In the likely scenario that a MAGA-type Republican enters the contest, Sinema is widely expected to pull more votes from Republicans than Democrats, to the extent that her remaining vote-getting potential is relevant. My guess is Sinema (whatever her staff leaks to reporters) won’t end up running since the prospect of a third-place defeat might diminish her earning power as a to-the-top-bidder Washington lobbyist.
Another intriguing 2024 race in Arizona pits entrepreneur and former Arizona state Democratic Party chair Andrei Cherny, once the youngest White House speechwriter in history, against a crowded Democratic field. His opponents include former TV journalist Marlene Galán-Woods, orthodontist Andrew Horne, nonprofit executive Kurt Kroemer, and state representative Amish Shah in the Democratic primary to see who can knock off David Schweikert, the Republican U.S. Representative from North Phoenix. The incumbent’s record of shenanigans is so vast that he paid a $50,000 fine in 2020 after being investigated by the House Ethics Committee and paid a $125,000 fine to the Federal Election Commission in 2022 for misuse of campaign funds.
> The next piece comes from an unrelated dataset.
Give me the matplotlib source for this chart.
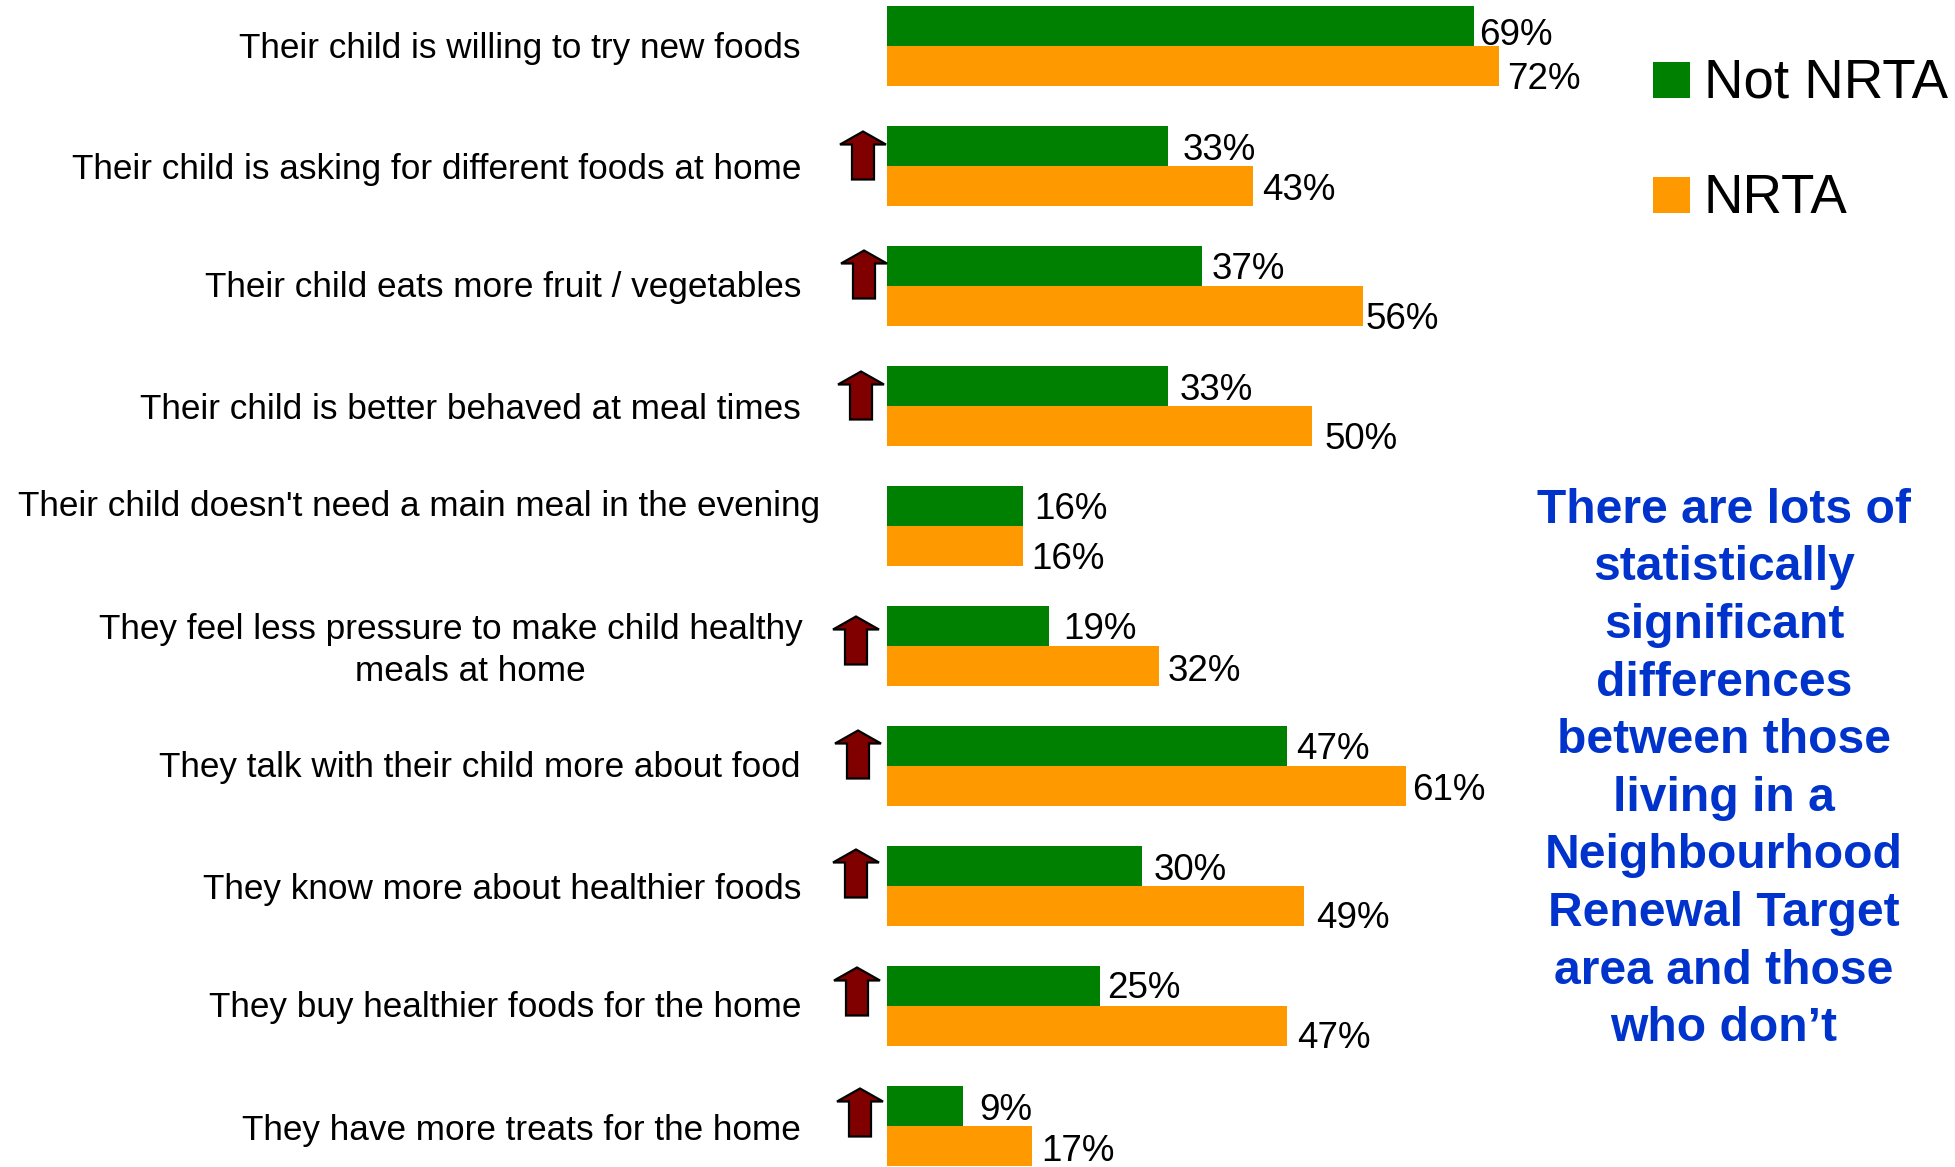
import matplotlib

matplotlib.use("Agg")

import matplotlib.pyplot as plt
from matplotlib.patches import Polygon, Rectangle

FONT = "Liberation Sans"
GREEN = "#008000"
ORANGE = "#FF9900"
ARROW_RED = "#800000"
NOTE_BLUE = "#0033CC"

WIDTH_PX = 1956
HEIGHT_PX = 1167
BAR_LEFT_PX = 887
PX_PER_PERCENT = 8.5
FIRST_ROW_PX = 46.5
ROW_PITCH_PX = 120
BAR_PX = 40

categories = [
    "Their child is willing to try new foods",
    "Their child is asking for different foods at home",
    "Their child eats more fruit / vegetables",
    "Their child is better behaved at meal times",
    "Their child doesn't need a main meal in the evening",
    "They feel less pressure to make child healthy\n    meals at home",
    "They talk with their child more about food",
    "They know more about healthier foods",
    "They buy healthier foods for the home",
    "They have more treats for the home",
]
not_nrta = [69, 33, 37, 33, 16, 19, 47, 30, 25, 9]
nrta = [72, 43, 56, 50, 16, 32, 61, 49, 47, 17]
significant = [False, True, True, True, False, True, True, True, True, True]
note = (
    "There are lots of\nstatistically\nsignificant\ndifferences\nbetween those\n"
    "living in a\nNeighbourhood\nRenewal Target\narea and those\nwho don\u2019t"
)

# hand placement of the labels, in pixels from the bar end / row centre
green_dx = [6, 15, 10, 12, 11, 15, 10, 12, 8, 16]
green_dy = [-11, -16, -17, -16, -17, -17, -17, -16, -18, -16]
orange_dx = [8, 10, 3, 13, 8, 9, 7, 13, 11, 10]
orange_dy = [33, 24, 33, 33, 33, 25, 24, 32, 32, 25]
label_right = [801, 801, 801, 801, 820, 803, 801, 801, 801, 801]
label_dy = [2, 3, 1, 3, -20, 4, 1, 3, 1, 4]
arrow_x = [0, 863, 864, 861, 0, 856, 858, 856, 857, 860]
arrow_tip = [0, -35, -36, -35, 0, -30, -36, -37, -39, -38]


def x_of(px: float) -> float:
    return (px - BAR_LEFT_PX) / PX_PER_PERCENT


def draw_arrow(ax, row: int) -> None:
    cx = arrow_x[row]
    tip = arrow_tip[row]
    outline = [
        (cx, tip),
        (cx + 23, tip + 13),
        (cx + 11, tip + 13),
        (cx + 11, tip + 48),
        (cx - 11, tip + 48),
        (cx - 11, tip + 13),
        (cx - 23, tip + 13),
    ]
    points = [(x_of(px), row + dy / ROW_PITCH_PX) for px, dy in outline]
    ax.add_patch(
        Polygon(points, closed=True, facecolor=ARROW_RED, edgecolor="black", linewidth=1.6, clip_on=False, zorder=3)
    )


def main() -> None:
    plt.rcParams["font.family"] = [FONT, "DejaVu Sans"]
    fig = plt.figure(figsize=(WIDTH_PX / 100, HEIGHT_PX / 100), dpi=100)
    ax = fig.add_axes([BAR_LEFT_PX / WIDTH_PX, 0, 1 - BAR_LEFT_PX / WIDTH_PX, 1])
    ax.set_xlim(0, (WIDTH_PX - BAR_LEFT_PX) / PX_PER_PERCENT)
    ax.set_ylim((HEIGHT_PX - FIRST_ROW_PX) / ROW_PITCH_PX, -FIRST_ROW_PX / ROW_PITCH_PX)
    ax.axis("off")

    rows = list(range(len(categories)))
    bar_h = BAR_PX / ROW_PITCH_PX
    ax.barh(rows, not_nrta, height=-bar_h, align="edge", color=GREEN)
    ax.barh(rows, nrta, height=bar_h, align="edge", color=ORANGE)

    for row in rows:
        ax.annotate(
            f"{not_nrta[row]}%",
            xy=(not_nrta[row], row),
            xytext=(green_dx[row], -green_dy[row]),
            textcoords="offset pixels",
            fontsize=26.5,
            ha="left",
            va="center",
        )
        ax.annotate(
            f"{nrta[row]}%",
            xy=(nrta[row], row),
            xytext=(orange_dx[row], -orange_dy[row]),
            textcoords="offset pixels",
            fontsize=26.5,
            ha="left",
            va="center",
        )
        ax.annotate(
            categories[row],
            xy=(0, row),
            xytext=(label_right[row] - BAR_LEFT_PX, -label_dy[row]),
            textcoords="offset pixels",
            fontsize=25.3,
            ha="right",
            va="center",
            multialignment="center",
            linespacing=1.36,
        )
        if significant[row]:
            draw_arrow(ax, row)

    # legend keys and labels
    for name, colour, top in [("Not NRTA", GREEN, 62), ("NRTA", ORANGE, 177)]:
        fig.add_artist(
            Rectangle(
                (1653 / WIDTH_PX, 1 - (top + 36) / HEIGHT_PX),
                37 / WIDTH_PX,
                36 / HEIGHT_PX,
                transform=fig.transFigure,
                facecolor=colour,
                edgecolor="none",
            )
        )
        fig.text(1704 / WIDTH_PX, 1 - (top + 36) / HEIGHT_PX, name, fontsize=39.3, ha="left", va="baseline")

    fig.text(
        1724 / WIDTH_PX,
        1 - 769.5 / HEIGHT_PX,
        note,
        color=NOTE_BLUE,
        fontsize=34.6,
        fontweight="bold",
        ha="center",
        va="center",
        linespacing=1.36,
    )

    fig.savefig("out.png", dpi=100)
    plt.close(fig)


if __name__ == "__main__":
    main()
Schweikert was nearly ousted in 2022 by Black 28-year-old Democrat Jevin Hodge, who lost by fewer than 3,200 votes, running on infrastructure, health care, and voting rights. Including northwestern Maricopa County, the district was one of 18 that went for Joe Biden in 2020 but elected a Republican to the House. Although the 1st District—Arizona’s wealthiest, including Scottsdale and Tempe—features an edge in Republican registration (28 percent Democrat, to 33 percent independent, to 38 percent Republican), —Democratic Senator Kelly carried it in 2022 with more than 52.5 percent of the vote. In 2024 Democrats sense a substantial pickup opportunity as more affluent, white college-educated voters move into the Democratic column. Cherny, whose parents emigrated from Cold War-era Czechoslovakia, has a huge network of Clinton, Obama, and Biden officials and supporters, including former White House Chief of Staff Ron Klain. Cherny is expected to have an edge in fundraising and looks like the early favorite.
Cherny and Gallego have a lot in common. Both were raised under challenging circumstances by immigrants, went to Harvard, served in the military, and both have written acclaimed books dealing with war and conflict in their own ways. They are hardly rebels arguing their visions of Arizona’s future, but theirs is an anti-politics politics that tamps down divisive rhetoric in favor of practical solutions. That gets harder as races heat up and fundraising deadlines loom. I’ve seen candidates evolve their [appeals for donations] based on the need to fundraise online with end-of-cycle overnight, attention-getting messages.”
Sinema’s preening makes this kind of “get ‘er done” politics more appealing. Her weird thumbs-down gesture on the Senate floor, signaling her vote against raising the minimum wage, won’t soon be forgotten. The sunny talk of Cherny and Gallego deserves a serious hearing in Arizona. The state that helped launch so many angry politicians might be just the place to try something else.
“Arizona previewed the Donald Trump approach, and it’s previewing the post-Donald Trump approach,” Cherny told me. “What we’re seeing now among not only Democrats but also Republicans and independents is people looking for what comes next, looking for a new kind of politics that’s built less on wedge issues and more on web issues—on the types of policies that can actually tie people together. People in Arizona are not ideological for the most part, they’re pragmatists, and they’re looking for results and solutions and just not getting that from a lot of the typical politicians in today’s Arizona Republican Party.” As Arizona becomes more Hispanic and affluent, its politics will become even more hospitable to the likes of Gallego and Cherny. The question for 2024 is whether they’re ahead of their time or hitting it just right.